To resolve this issue:
 
First verify the witness is on the exact same version of ESXi as the data nodes. If it isn't, update the node using your standard practices for upgrading nodes to match the data nodes: Upgrading ESXi Hosts 
 
Then verify that there are no actual communication issues between the data nodes and the witness appliance before proceeding. (See Testing VMkernel network connectivity with the vmkping command (1003728)  for more details on using vmkping)

To verify connectivity perform vmkping tests between the vsan vmks.  

    To test 1500 MTU, run the command: vmkping -I vmkX x.x.x.x -d -s 1472
    To test 9000 MTU, run the command: vmkping -I vmkX x.x.x.x -d -s 8972

In addition, check the connectivity between the witness appliance and the data nodes via port 12321.

On the witness: tcpdump-uw -i vmkX (vmkx is the vmk port that is used for witness traffic)

If there is connectivity you will see incoming requests and responses over port 12321

Example:



On the data node: tcpdump-uw -i vmkX | grep <witness IP> (vmkX is the vmk for witness traffic)
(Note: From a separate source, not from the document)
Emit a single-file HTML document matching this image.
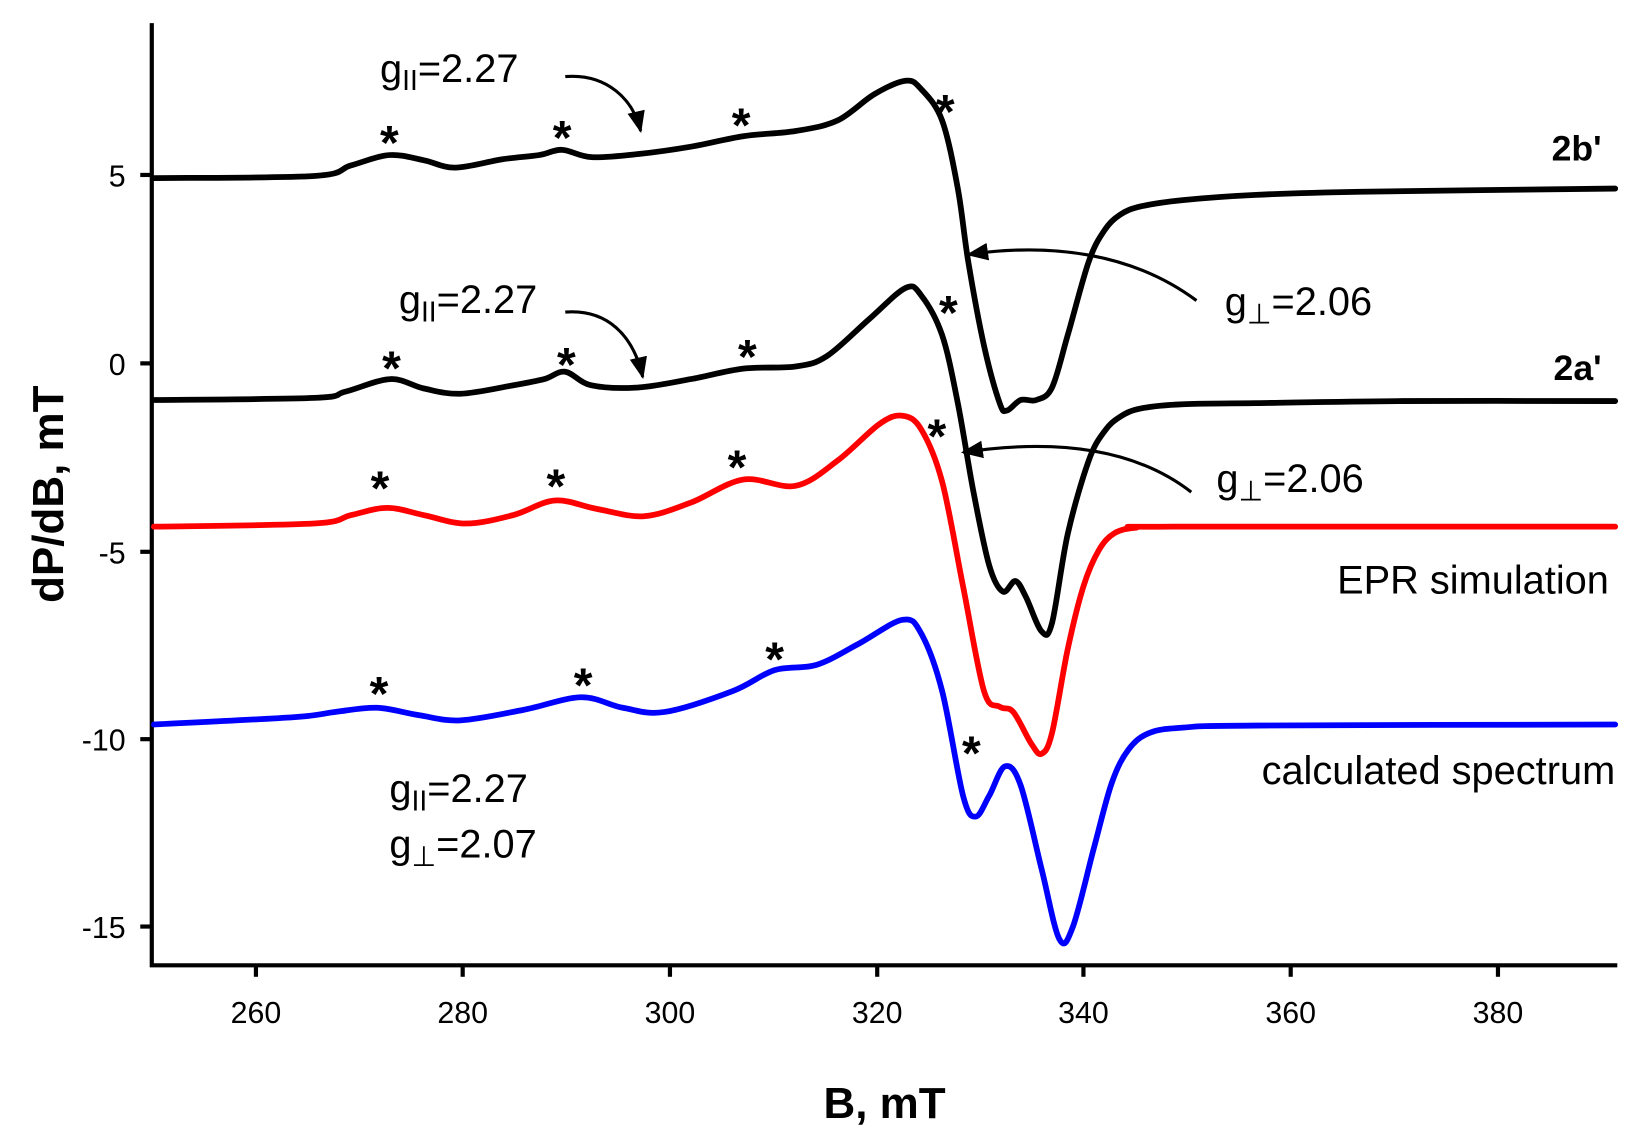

If working correctly, you will see it reaching out over port 12321 and also the response.

Example:


If there is no connectivity over port 12321, get this resolved first. If there is connectivity proceed.

Once this is verified follow these steps: 

1. Put the witness appliance in maintenance mode with Ensure Accessibility

2. Disable the stretched cluster in the GUI. Configure > VSAN > Fault Domains and Stretched Clusters

3. SSH Into the witness appliance and manually dismantle the disk group. (See How to manually remove and recreate a vSAN disk group using esxcli (2150567)  for details on this process)
 
IMPORTANT: Before dismantling any disk group, ensure you are on the correct host and targeting the correct disk group. Maintenance Mode with Ensure Accessibility is recommended. 
    
    esxcli vsan storage remove -u <VSAN Disk Group UUID>
                        or
  esxcli vsan storage remove -s <VSAN Disk Group Cache Identifier>

   
4. Re-enable the stretched cluster and follow the Wizard and have it create new disks to house the witness components. 

This should re-form the cluster successfully and allow the witness components to re-build on the newly created virtual disks. If this fails then you may need to re-deploy the witness appliance.

Additional Information

Impact/Risks:
Before disabling the stretched cluster, always confirm that all other fault domains are up and accessible.